Request - Without the pictures, extract every line from the start of the material to the line containing "import numpy as np", both ends included.

* Begin Data lines *

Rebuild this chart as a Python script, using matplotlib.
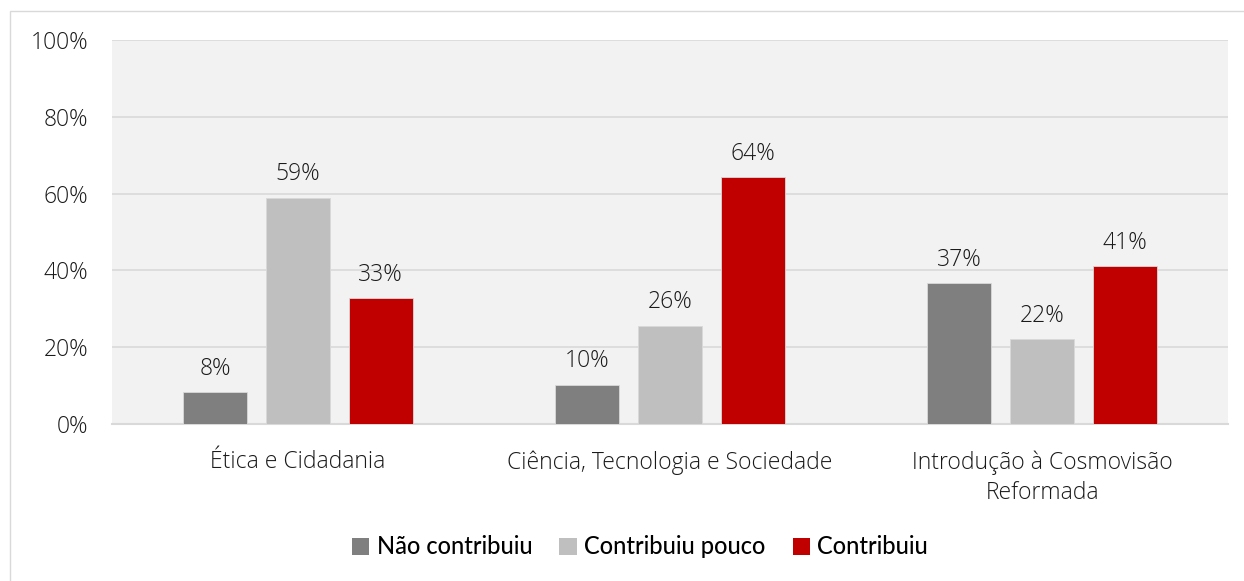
import matplotlib
matplotlib.use("Agg")
import matplotlib.pyplot as plt
from matplotlib.patches import Rectangle, Patch
import numpy as np

categories = ["Ética e Cidadania", "Ciência, Tecnologia e Sociedade",
              "Introdução à Cosmovisão\nReformada"]
series_names = ["Não contribuiu", "Contribuiu pouco", "Contribuiu"]
nao_contribuiu = [0.083, 0.102, 0.366]
contribuiu_pouco = [0.589, 0.256, 0.221]
contribuiu = [0.328, 0.643, 0.411]
y_ticks = [0, 0.2, 0.4, 0.6, 0.8, 1.0]
y_tick_labels = ["0%", "20%", "40%", "60%", "80%", "100%"]

colors = ["#7f7f7f", "#bfbfbf", "#c00000"]
series = [nao_contribuiu, contribuiu_pouco, contribuiu]

W, H = 1244, 581
fig = plt.figure(figsize=(W / 100, H / 100), dpi=100)
plt.rcParams['font.family'] = ['Open Sans', 'DejaVu Sans']
FS = 16.5
TXT = "#1a1a1a"

# outer border
fig.patches.append(Rectangle((10 / W, -0.1), 2, (H - 11) / H + 0.1,
                             transform=fig.transFigure, fill=False,
                             edgecolor="#d9d9d9", linewidth=1))

ax = fig.add_axes([112 / W, (H - 424) / H, (1228 - 112) / W, (424 - 40) / H])
ax.set_facecolor("#f2f2f2")

x = np.arange(len(categories))
bw = 0.172
step = 0.222
for i, (vals, c, name) in enumerate(zip(series, colors, series_names)):
    pos = x + (i - 1) * step
    ax.bar(pos, vals, width=bw, color=c, edgecolor="#d9d9d9", linewidth=0.6,
           zorder=3, label=name)
    for p, v in zip(pos, vals):
        ax.text(p, v + 0.03, f"{round(v * 100):d}%", ha="center", va="bottom",
                fontsize=FS, color=TXT, fontweight="light", zorder=4)

ax.set_xlim(-0.5, 2.5)
ax.set_ylim(0, 1.0)
ax.set_yticks(y_ticks)
ax.set_yticklabels(y_tick_labels, fontsize=FS, color=TXT, fontweight="light")
ax.set_xticks(x)
ax.set_xticklabels(categories, fontsize=FS, color=TXT, linespacing=1.35,
                   fontweight="light")
ax.tick_params(axis="both", length=0)
ax.tick_params(axis="y", pad=17)
ax.tick_params(axis="x", pad=19)
ax.grid(axis="y", color="#d9d9d9", linewidth=1.2, zorder=0)
ax.set_axisbelow(True)
for s in ["top", "right", "left"]:
    ax.spines[s].set_visible(False)
ax.spines["bottom"].set_color("#d9d9d9")
ax.spines["bottom"].set_linewidth(1.5)

handles = [Patch(facecolor=c, edgecolor="none") for c in colors]
fig.legend(handles, series_names, loc="center", bbox_to_anchor=(640 / W, (H - 547) / H),
           ncol=3, frameon=False, handlelength=0.75, handleheight=0.75,
           handletextpad=0.3, columnspacing=1.15,
           prop={'family': ['Lato', 'DejaVu Sans'], 'size': 17, 'weight': 'medium'})

fig.savefig("out.png", dpi=100, facecolor="white")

* End Data lines *

Problem solution -
Rebuild this chart as a Python script, using matplotlib.
import matplotlib
matplotlib.use("Agg")
import matplotlib.pyplot as plt
from matplotlib.patches import Rectangle, Patch
import numpy as np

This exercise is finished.